── Dataset excerpt ──

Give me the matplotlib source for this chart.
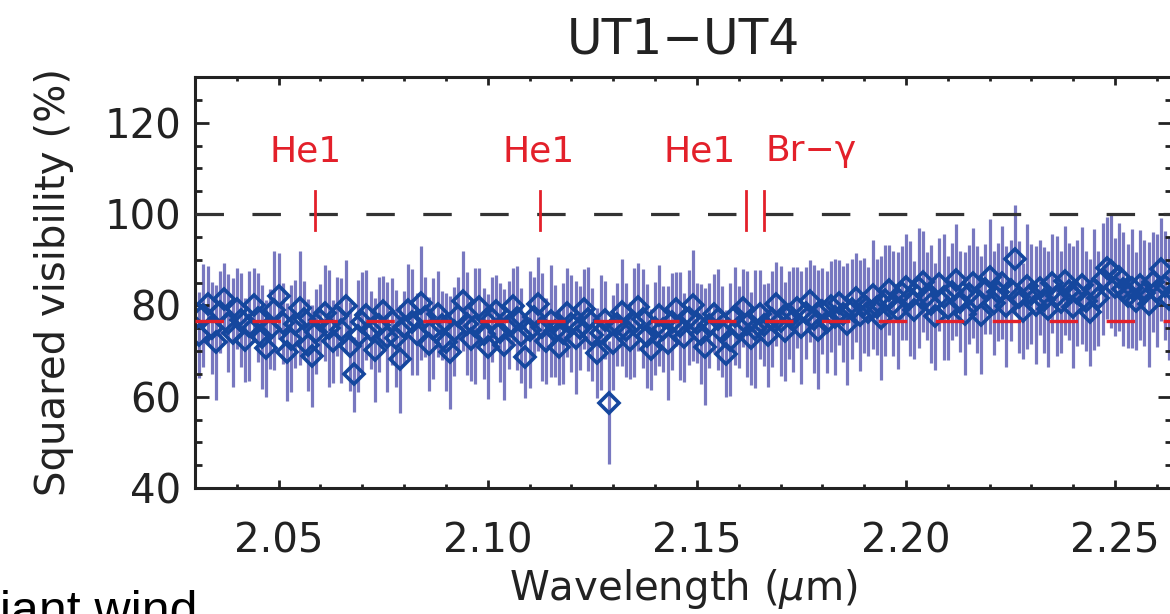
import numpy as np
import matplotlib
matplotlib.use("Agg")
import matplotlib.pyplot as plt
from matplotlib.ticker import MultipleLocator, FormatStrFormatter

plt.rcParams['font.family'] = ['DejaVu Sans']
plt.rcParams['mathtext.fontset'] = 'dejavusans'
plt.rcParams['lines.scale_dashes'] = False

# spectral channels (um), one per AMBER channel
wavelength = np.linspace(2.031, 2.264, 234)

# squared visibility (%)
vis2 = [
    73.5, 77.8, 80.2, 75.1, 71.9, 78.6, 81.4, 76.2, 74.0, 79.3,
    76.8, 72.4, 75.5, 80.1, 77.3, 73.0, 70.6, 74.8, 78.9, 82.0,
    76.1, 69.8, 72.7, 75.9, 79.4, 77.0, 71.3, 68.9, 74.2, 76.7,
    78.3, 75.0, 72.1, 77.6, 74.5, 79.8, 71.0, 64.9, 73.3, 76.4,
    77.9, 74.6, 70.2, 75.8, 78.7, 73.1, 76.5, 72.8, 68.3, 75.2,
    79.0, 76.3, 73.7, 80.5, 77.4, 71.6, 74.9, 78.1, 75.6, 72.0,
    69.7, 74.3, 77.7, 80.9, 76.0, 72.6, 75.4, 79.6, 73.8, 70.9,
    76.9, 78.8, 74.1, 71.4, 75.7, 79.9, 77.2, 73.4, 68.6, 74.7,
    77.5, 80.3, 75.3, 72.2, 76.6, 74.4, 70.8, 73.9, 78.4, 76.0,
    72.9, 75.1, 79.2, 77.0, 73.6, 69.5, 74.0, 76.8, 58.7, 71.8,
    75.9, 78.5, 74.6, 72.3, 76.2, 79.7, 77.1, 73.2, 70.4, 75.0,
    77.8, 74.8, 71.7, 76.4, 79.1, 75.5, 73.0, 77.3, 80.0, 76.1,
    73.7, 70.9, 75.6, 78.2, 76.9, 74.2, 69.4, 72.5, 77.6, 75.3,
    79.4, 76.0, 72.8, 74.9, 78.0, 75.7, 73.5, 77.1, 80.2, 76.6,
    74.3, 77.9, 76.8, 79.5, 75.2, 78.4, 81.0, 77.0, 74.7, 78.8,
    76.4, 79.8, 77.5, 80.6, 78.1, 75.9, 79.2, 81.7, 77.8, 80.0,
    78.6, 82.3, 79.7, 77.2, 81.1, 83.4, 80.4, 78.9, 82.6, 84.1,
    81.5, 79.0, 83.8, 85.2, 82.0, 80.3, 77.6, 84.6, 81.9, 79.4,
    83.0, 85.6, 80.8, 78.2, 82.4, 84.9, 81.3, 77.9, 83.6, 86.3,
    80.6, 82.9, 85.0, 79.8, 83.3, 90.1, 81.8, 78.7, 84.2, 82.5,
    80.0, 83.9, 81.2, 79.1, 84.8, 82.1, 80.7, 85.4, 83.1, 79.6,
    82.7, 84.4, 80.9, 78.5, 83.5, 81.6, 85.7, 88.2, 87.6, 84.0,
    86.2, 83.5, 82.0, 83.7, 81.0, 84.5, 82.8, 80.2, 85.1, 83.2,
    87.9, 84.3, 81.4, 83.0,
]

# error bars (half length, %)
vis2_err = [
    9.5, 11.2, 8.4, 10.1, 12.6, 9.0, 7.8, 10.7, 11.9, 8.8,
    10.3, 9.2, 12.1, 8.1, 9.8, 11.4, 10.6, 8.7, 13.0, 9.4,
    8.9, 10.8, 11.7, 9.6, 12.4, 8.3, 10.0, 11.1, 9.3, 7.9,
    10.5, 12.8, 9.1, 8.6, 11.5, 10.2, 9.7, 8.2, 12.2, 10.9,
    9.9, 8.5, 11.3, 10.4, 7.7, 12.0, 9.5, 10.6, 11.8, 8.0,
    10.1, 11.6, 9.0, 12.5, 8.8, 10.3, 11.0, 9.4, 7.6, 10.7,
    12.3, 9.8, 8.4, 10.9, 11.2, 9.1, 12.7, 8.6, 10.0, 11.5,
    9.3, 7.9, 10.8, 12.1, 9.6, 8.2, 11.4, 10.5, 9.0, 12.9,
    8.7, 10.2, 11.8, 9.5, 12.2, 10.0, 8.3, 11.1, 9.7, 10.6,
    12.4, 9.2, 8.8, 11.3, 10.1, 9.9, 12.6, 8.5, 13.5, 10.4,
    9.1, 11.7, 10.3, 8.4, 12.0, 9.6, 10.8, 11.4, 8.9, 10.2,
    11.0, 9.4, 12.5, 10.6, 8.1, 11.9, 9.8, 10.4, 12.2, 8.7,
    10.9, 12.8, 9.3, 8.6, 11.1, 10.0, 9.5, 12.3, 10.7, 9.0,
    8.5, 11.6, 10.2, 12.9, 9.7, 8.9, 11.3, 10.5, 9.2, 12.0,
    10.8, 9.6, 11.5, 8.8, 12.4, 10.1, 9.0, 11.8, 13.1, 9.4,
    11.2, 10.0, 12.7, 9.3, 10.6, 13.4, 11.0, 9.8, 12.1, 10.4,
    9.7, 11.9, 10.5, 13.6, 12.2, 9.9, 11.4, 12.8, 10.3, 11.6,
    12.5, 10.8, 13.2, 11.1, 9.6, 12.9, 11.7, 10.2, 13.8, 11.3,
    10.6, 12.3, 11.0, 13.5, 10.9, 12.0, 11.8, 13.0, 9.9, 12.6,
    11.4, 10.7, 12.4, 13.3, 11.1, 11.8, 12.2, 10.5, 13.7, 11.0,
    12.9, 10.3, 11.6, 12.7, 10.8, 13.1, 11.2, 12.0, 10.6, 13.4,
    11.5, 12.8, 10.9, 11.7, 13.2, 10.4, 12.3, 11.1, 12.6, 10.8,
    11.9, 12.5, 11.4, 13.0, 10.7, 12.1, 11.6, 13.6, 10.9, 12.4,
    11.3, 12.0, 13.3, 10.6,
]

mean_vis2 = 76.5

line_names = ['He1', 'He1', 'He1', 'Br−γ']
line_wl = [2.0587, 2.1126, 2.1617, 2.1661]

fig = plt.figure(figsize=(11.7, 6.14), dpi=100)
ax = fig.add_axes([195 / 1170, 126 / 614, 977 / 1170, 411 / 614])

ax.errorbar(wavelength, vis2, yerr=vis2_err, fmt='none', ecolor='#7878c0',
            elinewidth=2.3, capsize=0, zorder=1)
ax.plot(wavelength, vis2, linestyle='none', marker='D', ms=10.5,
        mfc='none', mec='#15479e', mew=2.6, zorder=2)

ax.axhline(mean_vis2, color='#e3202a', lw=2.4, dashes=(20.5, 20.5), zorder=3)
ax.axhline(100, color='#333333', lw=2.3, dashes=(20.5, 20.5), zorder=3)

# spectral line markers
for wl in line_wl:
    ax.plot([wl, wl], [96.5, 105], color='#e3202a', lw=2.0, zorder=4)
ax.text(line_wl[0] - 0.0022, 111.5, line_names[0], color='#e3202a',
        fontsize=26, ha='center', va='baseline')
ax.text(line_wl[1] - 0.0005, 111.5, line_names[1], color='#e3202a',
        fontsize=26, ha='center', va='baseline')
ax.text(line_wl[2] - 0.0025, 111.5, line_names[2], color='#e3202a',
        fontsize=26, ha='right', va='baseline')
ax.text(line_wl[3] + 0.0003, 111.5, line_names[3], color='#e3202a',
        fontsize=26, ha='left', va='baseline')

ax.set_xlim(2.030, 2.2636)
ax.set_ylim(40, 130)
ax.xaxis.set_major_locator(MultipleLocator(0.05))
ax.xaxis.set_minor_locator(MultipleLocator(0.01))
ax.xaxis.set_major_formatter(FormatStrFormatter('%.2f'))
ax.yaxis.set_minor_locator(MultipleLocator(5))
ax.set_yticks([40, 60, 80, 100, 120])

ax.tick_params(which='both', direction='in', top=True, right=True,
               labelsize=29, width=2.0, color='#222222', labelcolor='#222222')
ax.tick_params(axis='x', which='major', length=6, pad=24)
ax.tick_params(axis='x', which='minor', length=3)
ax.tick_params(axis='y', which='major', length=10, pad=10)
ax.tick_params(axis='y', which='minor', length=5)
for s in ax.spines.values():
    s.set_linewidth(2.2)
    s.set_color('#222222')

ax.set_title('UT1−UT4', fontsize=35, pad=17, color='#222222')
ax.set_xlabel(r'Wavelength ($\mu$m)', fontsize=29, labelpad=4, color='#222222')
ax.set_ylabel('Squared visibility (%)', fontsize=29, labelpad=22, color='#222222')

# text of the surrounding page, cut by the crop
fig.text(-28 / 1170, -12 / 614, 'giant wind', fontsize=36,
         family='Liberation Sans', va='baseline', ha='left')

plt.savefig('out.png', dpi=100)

───

Starting at the first line of the material, output exactly the lines up to and including the one with "wavelength = np.linspace(2.031, 2.264, 234)". Do not include the pictures.

» Full response
Give me the matplotlib source for this chart.
import numpy as np
import matplotlib
matplotlib.use("Agg")
import matplotlib.pyplot as plt
from matplotlib.ticker import MultipleLocator, FormatStrFormatter

plt.rcParams['font.family'] = ['DejaVu Sans']
plt.rcParams['mathtext.fontset'] = 'dejavusans'
plt.rcParams['lines.scale_dashes'] = False

# spectral channels (um), one per AMBER channel
wavelength = np.linspace(2.031, 2.264, 234)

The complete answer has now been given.